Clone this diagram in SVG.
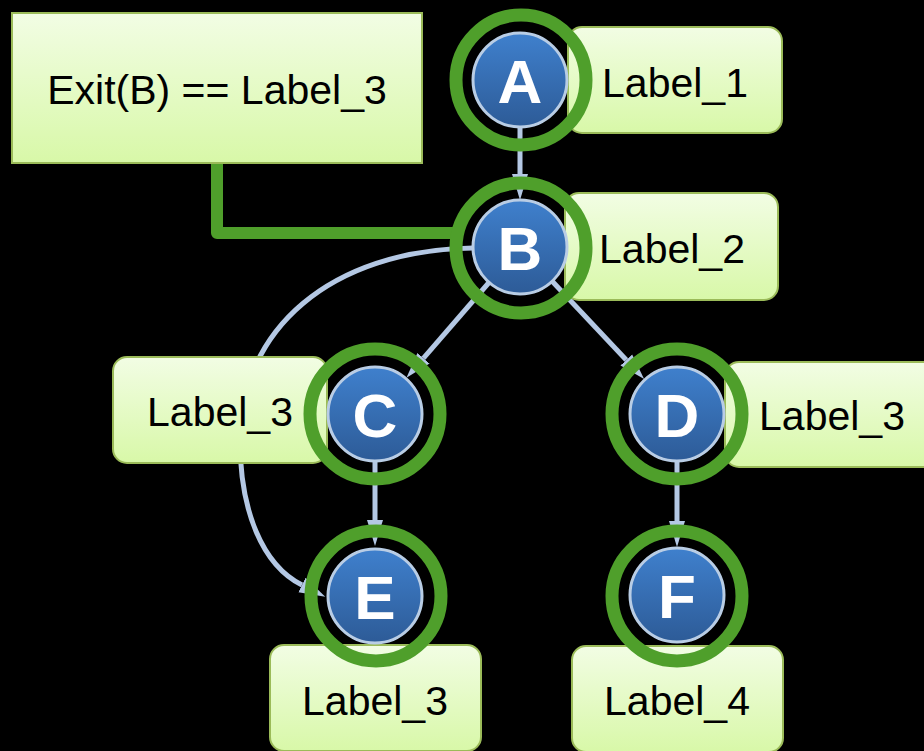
<svg xmlns="http://www.w3.org/2000/svg" width="924" height="751" viewBox="0 0 924 751">
<defs>
<linearGradient id="gBox" x1="0" y1="0" x2="0" y2="1">
<stop offset="0" stop-color="#f2fde4"/>
<stop offset="1" stop-color="#d8f8a8"/>
</linearGradient>
<linearGradient id="gBlue" x1="0" y1="0" x2="0" y2="1">
<stop offset="0" stop-color="#3f80cd"/>
<stop offset="1" stop-color="#2d5b97"/>
</linearGradient>
<marker id="arr" markerUnits="userSpaceOnUse" markerWidth="27" markerHeight="18" refX="0" refY="9" orient="auto">
<path d="M0,1 L26,9 L0,17 z" fill="#b4c8e4"/>
</marker>
<style>
.edge{fill:none;stroke:#b4c8e4;stroke-width:5}
.cond{fill:none;stroke:#4f9f2b;stroke-width:12;stroke-linejoin:round}
.box{fill:url(#gBox);stroke:#9bbb59;stroke-width:2}
.disc{fill:url(#gBlue);stroke:#b9cde5;stroke-width:3}
.ring{fill:none;stroke:#4f9f2b;stroke-width:13}
.lab{font-family:"Liberation Sans",Arial,sans-serif;font-size:41px;fill:#000;text-anchor:middle}
.let{font-family:"Liberation Sans",Arial,sans-serif;font-size:62px;font-weight:bold;fill:#fff;text-anchor:middle}
</style>
</defs>
<rect x="0" y="0" width="924" height="751" fill="#000"/>
<g id="connectors">
<path class="edge" d="M520,128 L520,174" marker-end="url(#arr)"/>
<path class="edge" d="M489,282.5 L423.5,358.2" marker-end="url(#arr)"/>
<path class="edge" d="M552.2,281.2 L626.3,360" marker-end="url(#arr)"/>
<path class="edge" d="M375,462 L375,520" marker-end="url(#arr)"/>
<path class="edge" d="M677,462 L677,521" marker-end="url(#arr)"/>
<path class="edge" d="M473,248 C330,250 240,330 240,440 C240,510 262,565 302,585" marker-end="url(#arr)"/>
<path class="cond" d="M217,163 L217,233 L455,233"/>
</g>
<g id="exit">
<rect class="box" x="12" y="13" width="410" height="150"/>
<text class="lab" x="217" y="104">Exit(B) == Label_3</text>
</g>
<g id="nodeA">
<rect class="box" x="568" y="27" width="214" height="106" rx="14"/>
<text class="lab" x="675" y="97">Label_1</text>
<circle class="disc" cx="520" cy="80" r="47"/>
<text class="let" x="520" y="103">A</text>
<circle class="ring" cx="521" cy="80" r="65"/>
</g>
<g id="nodeB">
<rect class="box" x="565" y="193" width="213" height="107" rx="14"/>
<text class="lab" x="672" y="263">Label_2</text>
<circle class="disc" cx="520" cy="247" r="47"/>
<text class="let" x="520" y="270">B</text>
<circle class="ring" cx="521" cy="248" r="65"/>
</g>
<g id="nodeC">
<rect class="box" x="113" y="357" width="214" height="106" rx="14"/>
<text class="lab" x="220" y="426">Label_3</text>
<circle class="disc" cx="375" cy="414" r="47"/>
<text class="let" x="375" y="437">C</text>
<circle class="ring" cx="375" cy="414" r="65"/>
</g>
<g id="nodeD">
<rect class="box" x="725" y="362" width="214" height="105" rx="14"/>
<text class="lab" x="832" y="430">Label_3</text>
<circle class="disc" cx="677" cy="414" r="47"/>
<text class="let" x="677" y="437">D</text>
<circle class="ring" cx="677" cy="414" r="65"/>
</g>
<g id="nodeE">
<rect class="box" x="270" y="645" width="211" height="106" rx="14"/>
<text class="lab" x="375" y="715">Label_3</text>
<circle class="disc" cx="375" cy="596" r="47"/>
<text class="let" x="375" y="619">E</text>
<circle class="ring" cx="376" cy="596" r="65"/>
</g>
<g id="nodeF">
<rect class="box" x="572" y="646" width="211" height="106" rx="14"/>
<text class="lab" x="677" y="715">Label_4</text>
<circle class="disc" cx="677" cy="595" r="47"/>
<text class="let" x="677" y="618">F</text>
<circle class="ring" cx="677" cy="596" r="65"/>
</g>
</svg>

• **TASK OBJECTIVE**
Extract every line of the data exactly; pictures stay out.

• **CORRECT RESULT**
Clone this diagram in SVG.
<svg xmlns="http://www.w3.org/2000/svg" width="924" height="751" viewBox="0 0 924 751">
<defs>
<linearGradient id="gBox" x1="0" y1="0" x2="0" y2="1">
<stop offset="0" stop-color="#f2fde4"/>
<stop offset="1" stop-color="#d8f8a8"/>
</linearGradient>
<linearGradient id="gBlue" x1="0" y1="0" x2="0" y2="1">
<stop offset="0" stop-color="#3f80cd"/>
<stop offset="1" stop-color="#2d5b97"/>
</linearGradient>
<marker id="arr" markerUnits="userSpaceOnUse" markerWidth="27" markerHeight="18" refX="0" refY="9" orient="auto">
<path d="M0,1 L26,9 L0,17 z" fill="#b4c8e4"/>
</marker>
<style>
.edge{fill:none;stroke:#b4c8e4;stroke-width:5}
.cond{fill:none;stroke:#4f9f2b;stroke-width:12;stroke-linejoin:round}
.box{fill:url(#gBox);stroke:#9bbb59;stroke-width:2}
.disc{fill:url(#gBlue);stroke:#b9cde5;stroke-width:3}
.ring{fill:none;stroke:#4f9f2b;stroke-width:13}
.lab{font-family:"Liberation Sans",Arial,sans-serif;font-size:41px;fill:#000;text-anchor:middle}
.let{font-family:"Liberation Sans",Arial,sans-serif;font-size:62px;font-weight:bold;fill:#fff;text-anchor:middle}
</style>
</defs>
<rect x="0" y="0" width="924" height="751" fill="#000"/>
<g id="connectors">
<path class="edge" d="M520,128 L520,174" marker-end="url(#arr)"/>
<path class="edge" d="M489,282.5 L423.5,358.2" marker-end="url(#arr)"/>
<path class="edge" d="M552.2,281.2 L626.3,360" marker-end="url(#arr)"/>
<path class="edge" d="M375,462 L375,520" marker-end="url(#arr)"/>
<path class="edge" d="M677,462 L677,521" marker-end="url(#arr)"/>
<path class="edge" d="M473,248 C330,250 240,330 240,440 C240,510 262,565 302,585" marker-end="url(#arr)"/>
<path class="cond" d="M217,163 L217,233 L455,233"/>
</g>
<g id="exit">
<rect class="box" x="12" y="13" width="410" height="150"/>
<text class="lab" x="217" y="104">Exit(B) == Label_3</text>
</g>
<g id="nodeA">
<rect class="box" x="568" y="27" width="214" height="106" rx="14"/>
<text class="lab" x="675" y="97">Label_1</text>
<circle class="disc" cx="520" cy="80" r="47"/>
<text class="let" x="520" y="103">A</text>
<circle class="ring" cx="521" cy="80" r="65"/>
</g>
<g id="nodeB">
<rect class="box" x="565" y="193" width="213" height="107" rx="14"/>
<text class="lab" x="672" y="263">Label_2</text>
<circle class="disc" cx="520" cy="247" r="47"/>
<text class="let" x="520" y="270">B</text>
<circle class="ring" cx="521" cy="248" r="65"/>
</g>
<g id="nodeC">
<rect class="box" x="113" y="357" width="214" height="106" rx="14"/>
<text class="lab" x="220" y="426">Label_3</text>
<circle class="disc" cx="375" cy="414" r="47"/>
<text class="let" x="375" y="437">C</text>
<circle class="ring" cx="375" cy="414" r="65"/>
</g>
<g id="nodeD">
<rect class="box" x="725" y="362" width="214" height="105" rx="14"/>
<text class="lab" x="832" y="430">Label_3</text>
<circle class="disc" cx="677" cy="414" r="47"/>
<text class="let" x="677" y="437">D</text>
<circle class="ring" cx="677" cy="414" r="65"/>
</g>
<g id="nodeE">
<rect class="box" x="270" y="645" width="211" height="106" rx="14"/>
<text class="lab" x="375" y="715">Label_3</text>
<circle class="disc" cx="375" cy="596" r="47"/>
<text class="let" x="375" y="619">E</text>
<circle class="ring" cx="376" cy="596" r="65"/>
</g>
<g id="nodeF">
<rect class="box" x="572" y="646" width="211" height="106" rx="14"/>
<text class="lab" x="677" y="715">Label_4</text>
<circle class="disc" cx="677" cy="595" r="47"/>
<text class="let" x="677" y="618">F</text>
<circle class="ring" cx="677" cy="596" r="65"/>
</g>
</svg>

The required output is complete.